What the exercise asks >>
From the first line of the data down to and including the line with "const yTicksA = [0, -5, -10, -15, -20, -25];", copy everything exactly, leaving out pictures.
*** Data shown ***
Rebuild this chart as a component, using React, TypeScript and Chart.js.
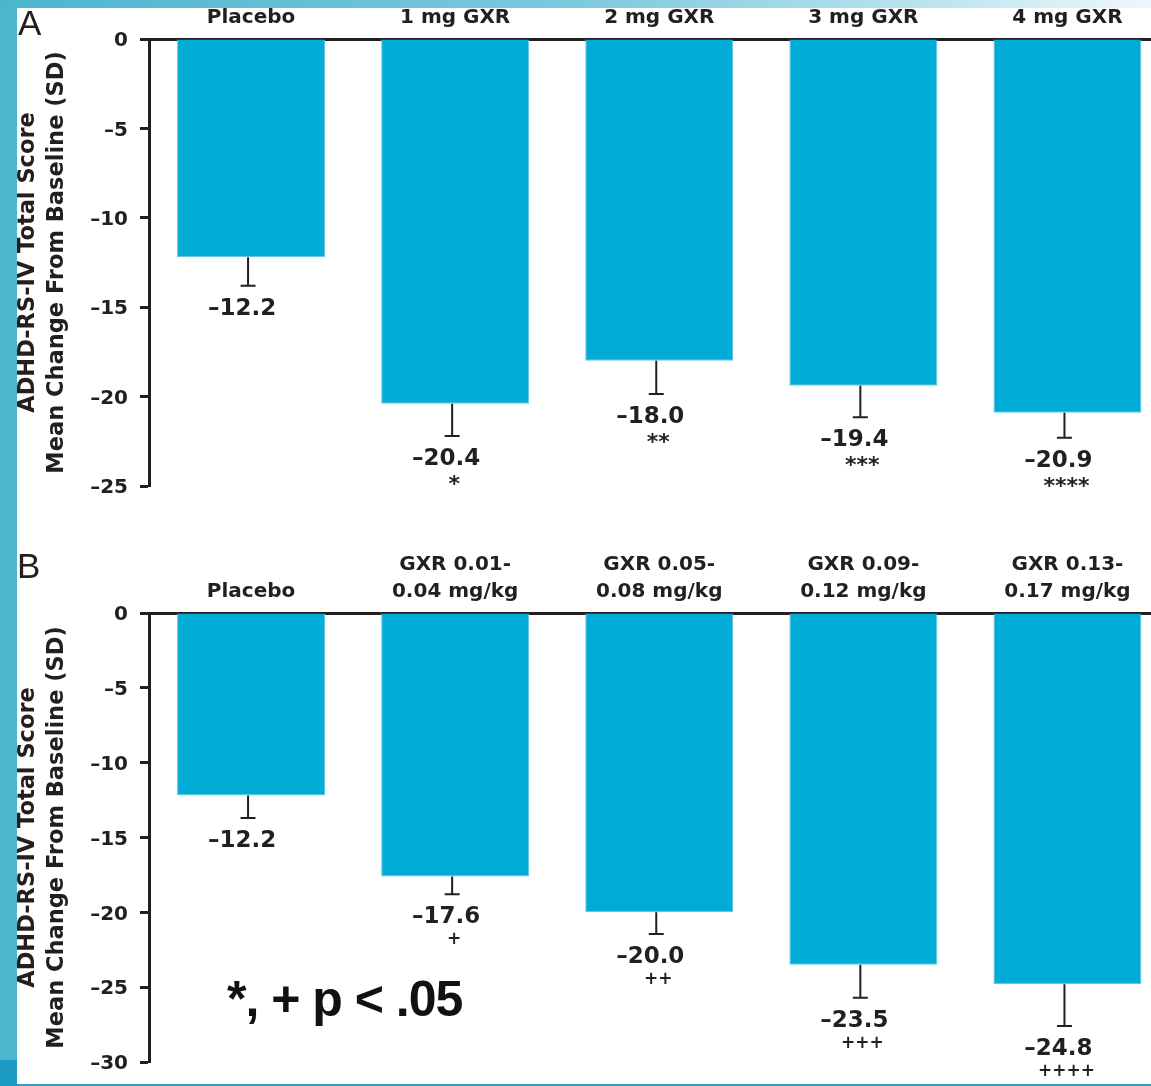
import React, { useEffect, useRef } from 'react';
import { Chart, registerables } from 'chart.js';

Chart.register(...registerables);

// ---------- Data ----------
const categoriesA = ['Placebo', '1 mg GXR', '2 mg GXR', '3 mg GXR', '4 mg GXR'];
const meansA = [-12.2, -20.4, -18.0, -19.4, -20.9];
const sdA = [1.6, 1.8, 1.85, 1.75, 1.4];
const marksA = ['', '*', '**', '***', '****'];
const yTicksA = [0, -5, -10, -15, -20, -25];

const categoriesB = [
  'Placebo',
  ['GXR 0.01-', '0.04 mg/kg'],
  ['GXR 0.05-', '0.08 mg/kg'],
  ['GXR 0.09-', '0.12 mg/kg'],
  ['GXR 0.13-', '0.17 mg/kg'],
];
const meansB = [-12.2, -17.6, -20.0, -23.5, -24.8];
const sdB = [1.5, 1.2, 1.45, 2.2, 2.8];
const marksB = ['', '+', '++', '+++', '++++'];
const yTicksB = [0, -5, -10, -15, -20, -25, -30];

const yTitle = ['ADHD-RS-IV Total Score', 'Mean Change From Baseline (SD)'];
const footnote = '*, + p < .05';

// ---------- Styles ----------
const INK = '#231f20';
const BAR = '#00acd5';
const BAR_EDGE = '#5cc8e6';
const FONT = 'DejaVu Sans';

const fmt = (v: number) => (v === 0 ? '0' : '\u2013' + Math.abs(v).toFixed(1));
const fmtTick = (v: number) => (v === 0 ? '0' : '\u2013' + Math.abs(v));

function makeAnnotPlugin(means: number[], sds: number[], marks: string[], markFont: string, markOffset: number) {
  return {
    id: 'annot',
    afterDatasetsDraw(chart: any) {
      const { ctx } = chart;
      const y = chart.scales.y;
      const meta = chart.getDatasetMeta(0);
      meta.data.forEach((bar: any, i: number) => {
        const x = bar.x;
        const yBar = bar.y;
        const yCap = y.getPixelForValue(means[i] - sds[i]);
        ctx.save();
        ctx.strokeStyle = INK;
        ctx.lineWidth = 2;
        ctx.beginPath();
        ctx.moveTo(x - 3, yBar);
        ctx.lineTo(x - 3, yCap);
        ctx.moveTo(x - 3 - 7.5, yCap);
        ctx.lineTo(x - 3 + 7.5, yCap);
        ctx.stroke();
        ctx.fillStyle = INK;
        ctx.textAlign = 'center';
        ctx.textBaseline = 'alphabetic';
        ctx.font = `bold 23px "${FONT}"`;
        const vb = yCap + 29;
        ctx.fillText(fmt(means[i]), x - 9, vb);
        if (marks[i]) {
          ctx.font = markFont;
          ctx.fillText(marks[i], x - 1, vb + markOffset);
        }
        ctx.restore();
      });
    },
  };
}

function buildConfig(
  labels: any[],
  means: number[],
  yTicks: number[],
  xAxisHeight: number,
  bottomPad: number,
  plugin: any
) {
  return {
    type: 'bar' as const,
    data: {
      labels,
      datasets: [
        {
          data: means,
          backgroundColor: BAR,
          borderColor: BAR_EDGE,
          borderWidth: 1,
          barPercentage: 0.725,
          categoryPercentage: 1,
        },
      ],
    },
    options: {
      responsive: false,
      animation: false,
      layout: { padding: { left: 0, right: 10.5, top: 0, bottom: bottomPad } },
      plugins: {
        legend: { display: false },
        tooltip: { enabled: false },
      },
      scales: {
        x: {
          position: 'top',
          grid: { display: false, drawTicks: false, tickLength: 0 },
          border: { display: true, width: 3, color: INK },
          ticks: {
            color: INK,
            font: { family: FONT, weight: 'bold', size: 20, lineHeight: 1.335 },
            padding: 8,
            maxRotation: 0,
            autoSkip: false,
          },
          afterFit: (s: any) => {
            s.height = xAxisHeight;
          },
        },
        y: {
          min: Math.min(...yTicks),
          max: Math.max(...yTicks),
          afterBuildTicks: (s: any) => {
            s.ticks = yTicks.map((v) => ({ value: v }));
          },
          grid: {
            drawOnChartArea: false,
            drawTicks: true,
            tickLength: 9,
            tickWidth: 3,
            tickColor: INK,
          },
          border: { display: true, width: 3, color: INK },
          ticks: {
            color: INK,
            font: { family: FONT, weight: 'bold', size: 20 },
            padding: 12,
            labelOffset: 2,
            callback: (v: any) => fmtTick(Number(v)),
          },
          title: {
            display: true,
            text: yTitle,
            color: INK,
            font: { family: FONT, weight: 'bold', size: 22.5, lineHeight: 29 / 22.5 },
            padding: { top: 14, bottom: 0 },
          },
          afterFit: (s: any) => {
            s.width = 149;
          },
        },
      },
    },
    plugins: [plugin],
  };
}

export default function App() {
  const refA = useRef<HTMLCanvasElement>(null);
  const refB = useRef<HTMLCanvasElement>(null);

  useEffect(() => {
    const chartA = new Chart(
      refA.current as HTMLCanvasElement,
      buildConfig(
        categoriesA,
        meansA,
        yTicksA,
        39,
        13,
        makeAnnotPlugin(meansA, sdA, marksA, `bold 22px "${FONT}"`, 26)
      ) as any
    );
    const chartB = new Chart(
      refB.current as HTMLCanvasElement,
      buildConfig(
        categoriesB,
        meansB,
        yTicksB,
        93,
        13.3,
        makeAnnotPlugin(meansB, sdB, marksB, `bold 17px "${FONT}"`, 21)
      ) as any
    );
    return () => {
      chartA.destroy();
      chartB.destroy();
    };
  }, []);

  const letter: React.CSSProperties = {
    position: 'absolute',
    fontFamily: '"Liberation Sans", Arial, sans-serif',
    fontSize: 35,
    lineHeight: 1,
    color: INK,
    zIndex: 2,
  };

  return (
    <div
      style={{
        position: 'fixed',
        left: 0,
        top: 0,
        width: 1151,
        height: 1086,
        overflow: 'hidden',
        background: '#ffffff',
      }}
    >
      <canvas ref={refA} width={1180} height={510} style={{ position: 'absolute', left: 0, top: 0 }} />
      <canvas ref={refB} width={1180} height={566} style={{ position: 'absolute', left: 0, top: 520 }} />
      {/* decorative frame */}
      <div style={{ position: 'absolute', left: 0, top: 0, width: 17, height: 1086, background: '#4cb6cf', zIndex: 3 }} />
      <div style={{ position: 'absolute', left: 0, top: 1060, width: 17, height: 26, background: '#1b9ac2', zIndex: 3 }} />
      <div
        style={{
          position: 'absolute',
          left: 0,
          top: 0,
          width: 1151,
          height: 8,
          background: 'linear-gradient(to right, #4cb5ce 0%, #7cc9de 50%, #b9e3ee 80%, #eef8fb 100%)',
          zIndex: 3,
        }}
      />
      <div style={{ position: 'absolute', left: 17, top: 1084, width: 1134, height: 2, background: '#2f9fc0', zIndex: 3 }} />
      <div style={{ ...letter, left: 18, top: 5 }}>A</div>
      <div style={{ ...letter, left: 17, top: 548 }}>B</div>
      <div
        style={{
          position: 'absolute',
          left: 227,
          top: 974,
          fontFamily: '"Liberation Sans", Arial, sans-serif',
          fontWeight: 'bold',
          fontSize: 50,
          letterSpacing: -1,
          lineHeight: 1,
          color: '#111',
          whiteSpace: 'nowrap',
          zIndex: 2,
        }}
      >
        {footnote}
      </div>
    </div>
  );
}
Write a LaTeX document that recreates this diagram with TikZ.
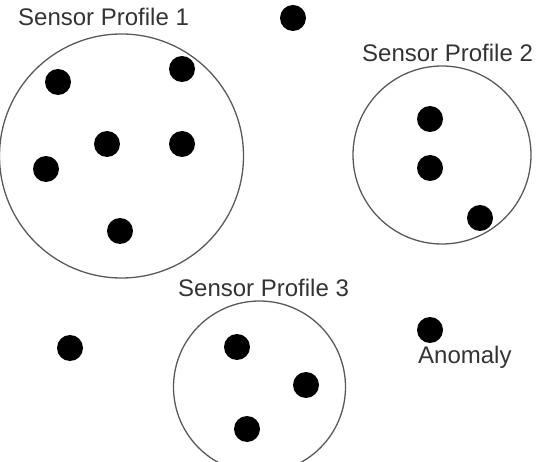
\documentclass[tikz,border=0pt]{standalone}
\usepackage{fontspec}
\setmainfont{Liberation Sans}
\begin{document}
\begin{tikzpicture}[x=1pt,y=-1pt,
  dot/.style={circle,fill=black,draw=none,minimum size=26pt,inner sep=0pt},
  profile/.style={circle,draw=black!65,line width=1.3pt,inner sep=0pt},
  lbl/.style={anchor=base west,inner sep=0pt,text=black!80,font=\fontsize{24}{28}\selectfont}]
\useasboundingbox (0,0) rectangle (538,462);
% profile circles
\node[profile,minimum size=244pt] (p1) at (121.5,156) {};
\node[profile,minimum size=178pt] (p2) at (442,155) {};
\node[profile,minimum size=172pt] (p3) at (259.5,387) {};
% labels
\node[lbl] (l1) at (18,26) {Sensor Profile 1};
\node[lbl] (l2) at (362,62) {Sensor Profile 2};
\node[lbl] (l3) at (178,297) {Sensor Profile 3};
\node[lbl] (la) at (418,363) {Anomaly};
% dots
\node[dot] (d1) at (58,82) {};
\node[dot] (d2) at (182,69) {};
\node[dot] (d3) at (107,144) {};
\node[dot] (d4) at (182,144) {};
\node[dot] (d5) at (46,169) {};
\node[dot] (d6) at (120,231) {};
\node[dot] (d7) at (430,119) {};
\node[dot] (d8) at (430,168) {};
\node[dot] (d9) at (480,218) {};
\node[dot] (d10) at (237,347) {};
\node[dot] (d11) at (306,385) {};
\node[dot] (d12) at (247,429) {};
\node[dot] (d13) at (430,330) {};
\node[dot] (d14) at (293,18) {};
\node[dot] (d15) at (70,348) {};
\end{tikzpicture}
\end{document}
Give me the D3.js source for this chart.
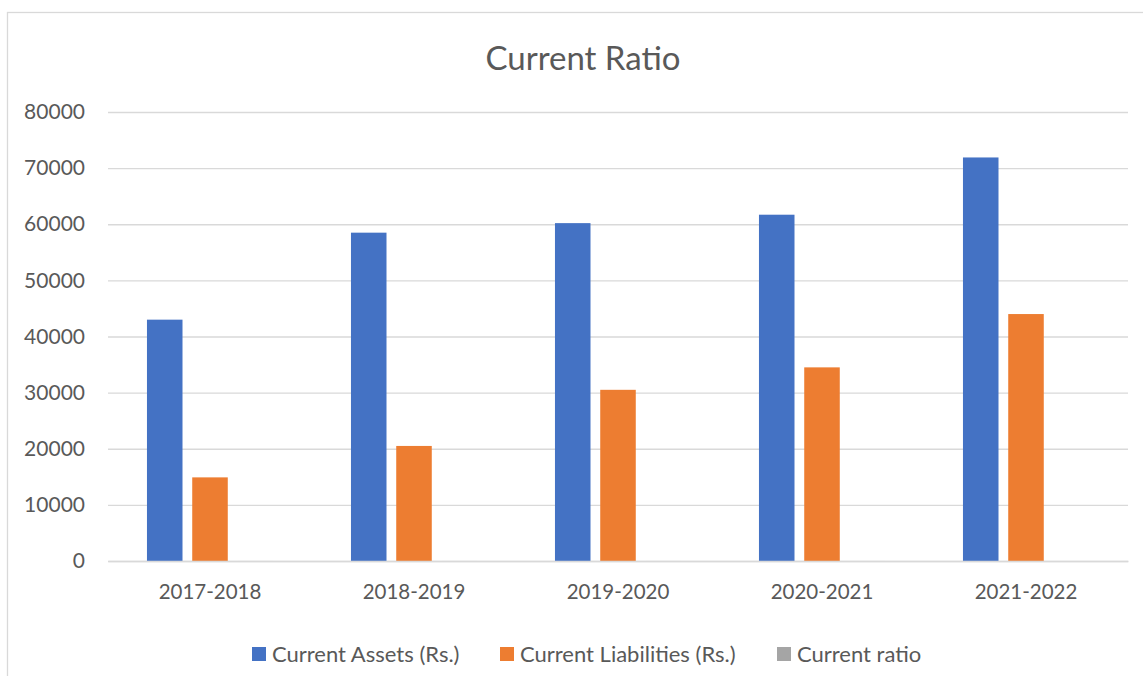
***
Task answer >>
Rebuild this chart as a component, using React, TypeScript and Chart.js.
import React, { useEffect, useRef } from 'react';
import { Chart, registerables } from 'chart.js';

Chart.register(...registerables);

// ---------- Data ----------
const categoriesA = ['Placebo', '1 mg GXR', '2 mg GXR', '3 mg GXR', '4 mg GXR'];
const meansA = [-12.2, -20.4, -18.0, -19.4, -20.9];
const sdA = [1.6, 1.8, 1.85, 1.75, 1.4];
const marksA = ['', '*', '**', '***', '****'];
const yTicksA = [0, -5, -10, -15, -20, -25];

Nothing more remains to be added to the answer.